● YOUR TASK
Extract the whole listing as it stands. Do not include the pictures.
########
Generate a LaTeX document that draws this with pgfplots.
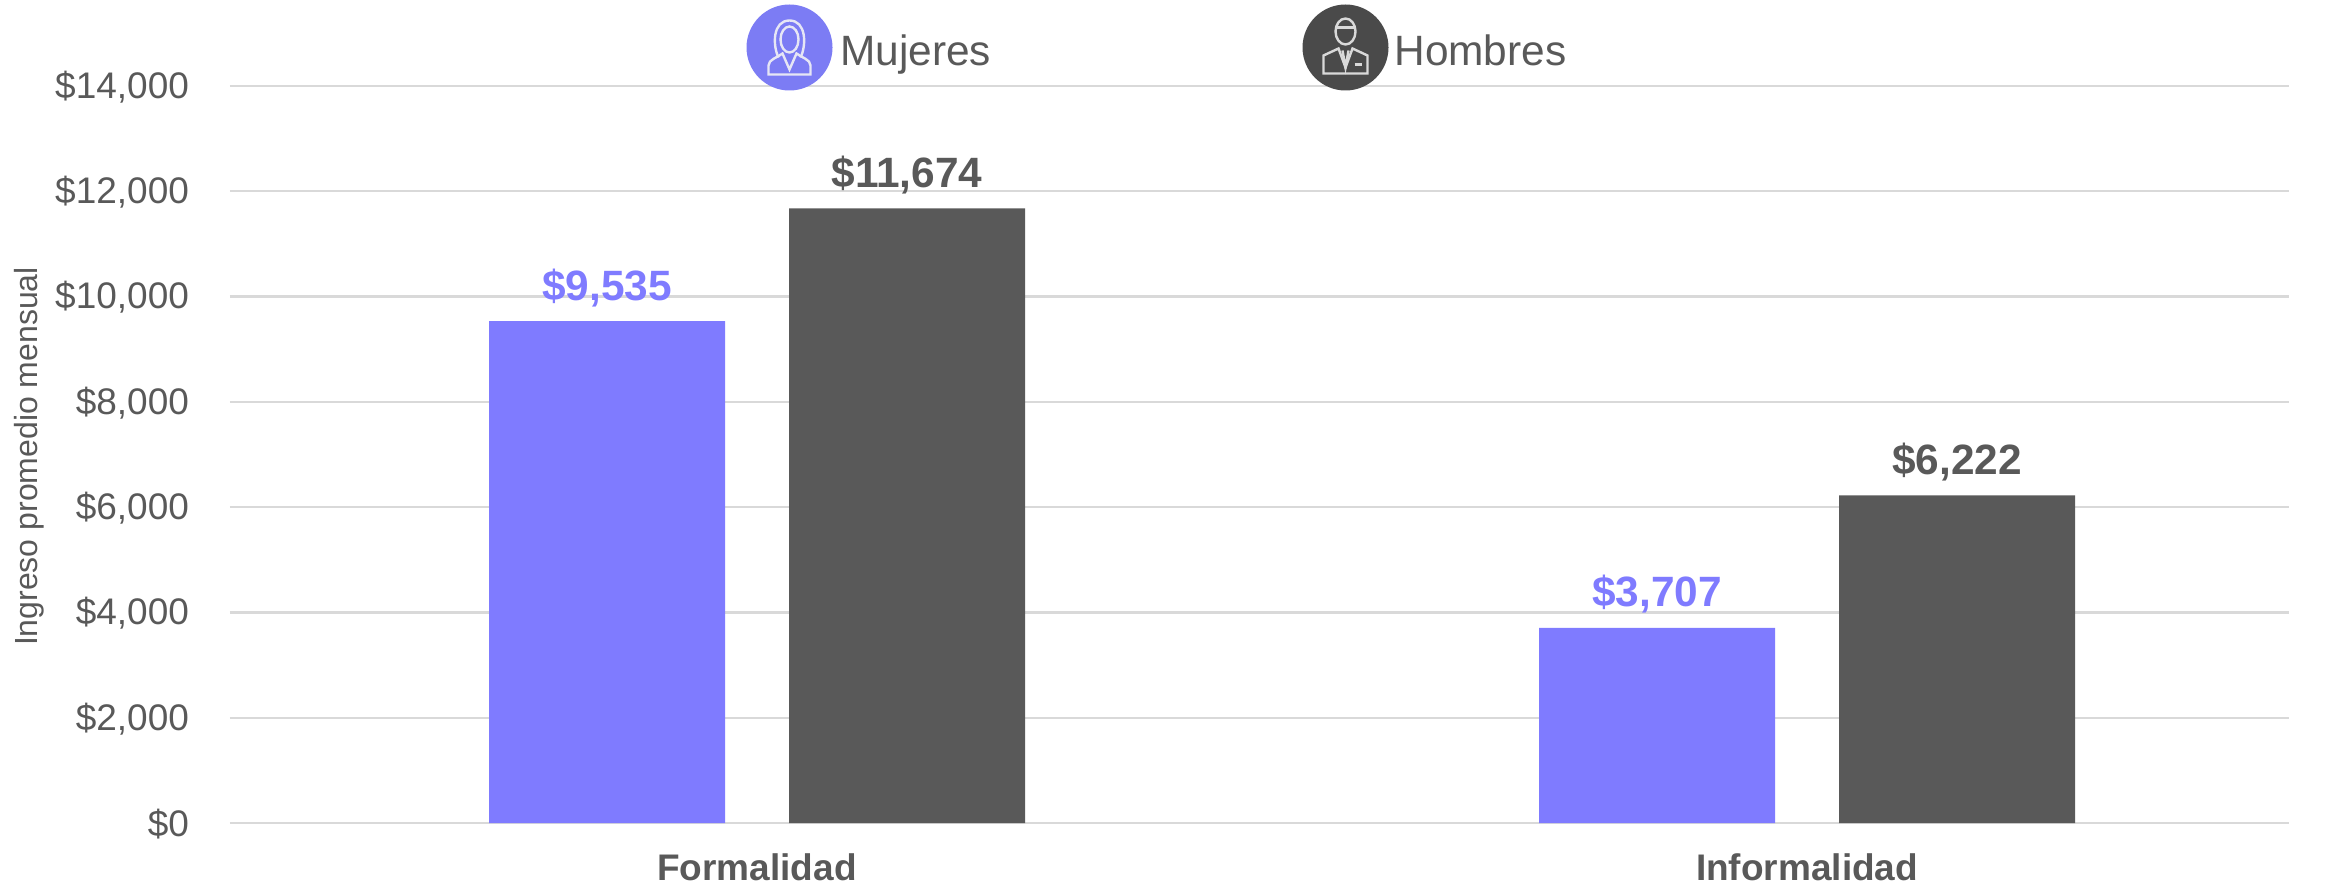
\documentclass[border=0pt]{standalone}
\usepackage{pgfplots}
\pgfplotsset{compat=1.18}
\usepackage{fontspec}
\setmainfont{Liberation Sans}
\definecolor{barM}{HTML}{7F7BFF}
\definecolor{barH}{HTML}{595959}
\definecolor{txt}{HTML}{595959}
\definecolor{gridc}{HTML}{D9D9D9}
\definecolor{icoM}{HTML}{7C7CF4}
\definecolor{icoH}{HTML}{4A4A4A}
\definecolor{icoL}{HTML}{E6E6F5}
\begin{document}
\begin{tikzpicture}
\useasboundingbox (0pt,0pt) rectangle (1171.5pt,442.5pt);
\begin{axis}[
  at={(115pt,31pt)}, anchor=south west,
  scale only axis, width=1029.5pt, height=368.5pt,
  xmin=-0.5019, xmax=1.4590, ymin=0, ymax=14000,
  ybar=32pt, bar width=118pt,
  clip=false,
  axis line style={draw=none},
  major tick length=0pt,
  scaled y ticks=false,
  ymajorgrids, grid style={gridc,line width=1.1pt},
  ytick={0,2000,4000,6000,8000,10000,12000,14000},
  yticklabels={\$0,{\$2,000},{\$4,000},{\$6,000},{\$8,000},{\$10,000},{\$12,000},{\$14,000}},
  yticklabel style={font=\fontsize{18.5}{20}\selectfont,text=txt,xshift=-17pt,yshift=-0.5pt},
  xtick={0,1}, xticklabels={Formalidad,Informalidad},
  xticklabel style={font=\fontsize{18.5}{20}\selectfont\bfseries,text=txt,yshift=-12pt},
  ylabel={Ingreso promedio mensual},
  ylabel style={font=\fontsize{16}{18}\selectfont,text=txt,yshift=-1.5pt,xshift=-1pt},
  /pgf/number format/assume math mode=true,
  /pgf/number format/fixed, /pgf/number format/1000 sep={,},
  nodes near coords={\$\pgfmathprintnumber{\pgfplotspointmeta}},
  nodes near coords align={vertical},
  every node near coord/.append style={font=\fontsize{21.2}{23}\selectfont\bfseries,inner sep=3pt,yshift=4pt},
]
\addplot[fill=barM,draw=none,every node near coord/.append style={text=barM}] coordinates {(0,9535) (1,3707)};
\addplot[fill=barH,draw=none,every node near coord/.append style={text=txt}] coordinates {(0,11674) (1,6222)};
\end{axis}
\begin{scope}[yshift=442.5pt,x=0.5pt,y=-0.5pt]
\begin{scope}[shift={(789.5,47.5)}]
  \fill[icoM] (0,0) circle [radius=21.5pt];
  \begin{scope}[draw=icoL,line width=1.2pt]
    \draw (0,-8) ellipse [x radius=4.5pt,y radius=6.5pt];
    \draw (-11,10) .. controls (-17,-2) and (-17,-27) .. (0,-27) .. controls (17,-27) and (17,-2) .. (11,10);
    \draw (-21,27) -- (21,27) -- (21,18) .. controls (21,12) and (12,10) .. (7,6) -- (0,22) -- (-7,6) .. controls (-12,10) and (-21,12) .. (-21,18) -- cycle;
  \end{scope}
\end{scope}
\begin{scope}[shift={(1345.5,47.5)}]
  \fill[icoH] (0,0) circle [radius=21.5pt];
  \begin{scope}[draw=white!85!black,line width=1.2pt]
    \draw (0,-16) ellipse [x radius=5pt,y radius=6.5pt];
    \draw (-10,-20) -- (10,-20);
    \draw (-22,26) -- (22,26) -- (22,8) -- (7,1) -- (0,20) -- (-7,1) -- (-22,8) -- cycle;
    \draw (-3,3) -- (0,20) -- (3,3);
    \draw (9,17) -- (16,17);
  \end{scope}
\end{scope}
\node[anchor=base west,inner sep=0pt,text=txt,font=\fontsize{21.2}{23}\selectfont] at (840,66) {Mujeres};
\node[anchor=base west,inner sep=0pt,text=txt,font=\fontsize{21.2}{23}\selectfont] at (1394,66) {Hombres};
\end{scope}
\end{tikzpicture}
\end{document}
########
● RESULT OF THE TASK
Generate a LaTeX document that draws this with pgfplots.
\documentclass[border=0pt]{standalone}
\usepackage{pgfplots}
\pgfplotsset{compat=1.18}
\usepackage{fontspec}
\setmainfont{Liberation Sans}
\definecolor{barM}{HTML}{7F7BFF}
\definecolor{barH}{HTML}{595959}
\definecolor{txt}{HTML}{595959}
\definecolor{gridc}{HTML}{D9D9D9}
\definecolor{icoM}{HTML}{7C7CF4}
\definecolor{icoH}{HTML}{4A4A4A}
\definecolor{icoL}{HTML}{E6E6F5}
\begin{document}
\begin{tikzpicture}
\useasboundingbox (0pt,0pt) rectangle (1171.5pt,442.5pt);
\begin{axis}[
  at={(115pt,31pt)}, anchor=south west,
  scale only axis, width=1029.5pt, height=368.5pt,
  xmin=-0.5019, xmax=1.4590, ymin=0, ymax=14000,
  ybar=32pt, bar width=118pt,
  clip=false,
  axis line style={draw=none},
  major tick length=0pt,
  scaled y ticks=false,
  ymajorgrids, grid style={gridc,line width=1.1pt},
  ytick={0,2000,4000,6000,8000,10000,12000,14000},
  yticklabels={\$0,{\$2,000},{\$4,000},{\$6,000},{\$8,000},{\$10,000},{\$12,000},{\$14,000}},
  yticklabel style={font=\fontsize{18.5}{20}\selectfont,text=txt,xshift=-17pt,yshift=-0.5pt},
  xtick={0,1}, xticklabels={Formalidad,Informalidad},
  xticklabel style={font=\fontsize{18.5}{20}\selectfont\bfseries,text=txt,yshift=-12pt},
  ylabel={Ingreso promedio mensual},
  ylabel style={font=\fontsize{16}{18}\selectfont,text=txt,yshift=-1.5pt,xshift=-1pt},
  /pgf/number format/assume math mode=true,
  /pgf/number format/fixed, /pgf/number format/1000 sep={,},
  nodes near coords={\$\pgfmathprintnumber{\pgfplotspointmeta}},
  nodes near coords align={vertical},
  every node near coord/.append style={font=\fontsize{21.2}{23}\selectfont\bfseries,inner sep=3pt,yshift=4pt},
]
\addplot[fill=barM,draw=none,every node near coord/.append style={text=barM}] coordinates {(0,9535) (1,3707)};
\addplot[fill=barH,draw=none,every node near coord/.append style={text=txt}] coordinates {(0,11674) (1,6222)};
\end{axis}
\begin{scope}[yshift=442.5pt,x=0.5pt,y=-0.5pt]
\begin{scope}[shift={(789.5,47.5)}]
  \fill[icoM] (0,0) circle [radius=21.5pt];
  \begin{scope}[draw=icoL,line width=1.2pt]
    \draw (0,-8) ellipse [x radius=4.5pt,y radius=6.5pt];
    \draw (-11,10) .. controls (-17,-2) and (-17,-27) .. (0,-27) .. controls (17,-27) and (17,-2) .. (11,10);
    \draw (-21,27) -- (21,27) -- (21,18) .. controls (21,12) and (12,10) .. (7,6) -- (0,22) -- (-7,6) .. controls (-12,10) and (-21,12) .. (-21,18) -- cycle;
  \end{scope}
\end{scope}
\begin{scope}[shift={(1345.5,47.5)}]
  \fill[icoH] (0,0) circle [radius=21.5pt];
  \begin{scope}[draw=white!85!black,line width=1.2pt]
    \draw (0,-16) ellipse [x radius=5pt,y radius=6.5pt];
    \draw (-10,-20) -- (10,-20);
    \draw (-22,26) -- (22,26) -- (22,8) -- (7,1) -- (0,20) -- (-7,1) -- (-22,8) -- cycle;
    \draw (-3,3) -- (0,20) -- (3,3);
    \draw (9,17) -- (16,17);
  \end{scope}
\end{scope}
\node[anchor=base west,inner sep=0pt,text=txt,font=\fontsize{21.2}{23}\selectfont] at (840,66) {Mujeres};
\node[anchor=base west,inner sep=0pt,text=txt,font=\fontsize{21.2}{23}\selectfont] at (1394,66) {Hombres};
\end{scope}
\end{tikzpicture}
\end{document}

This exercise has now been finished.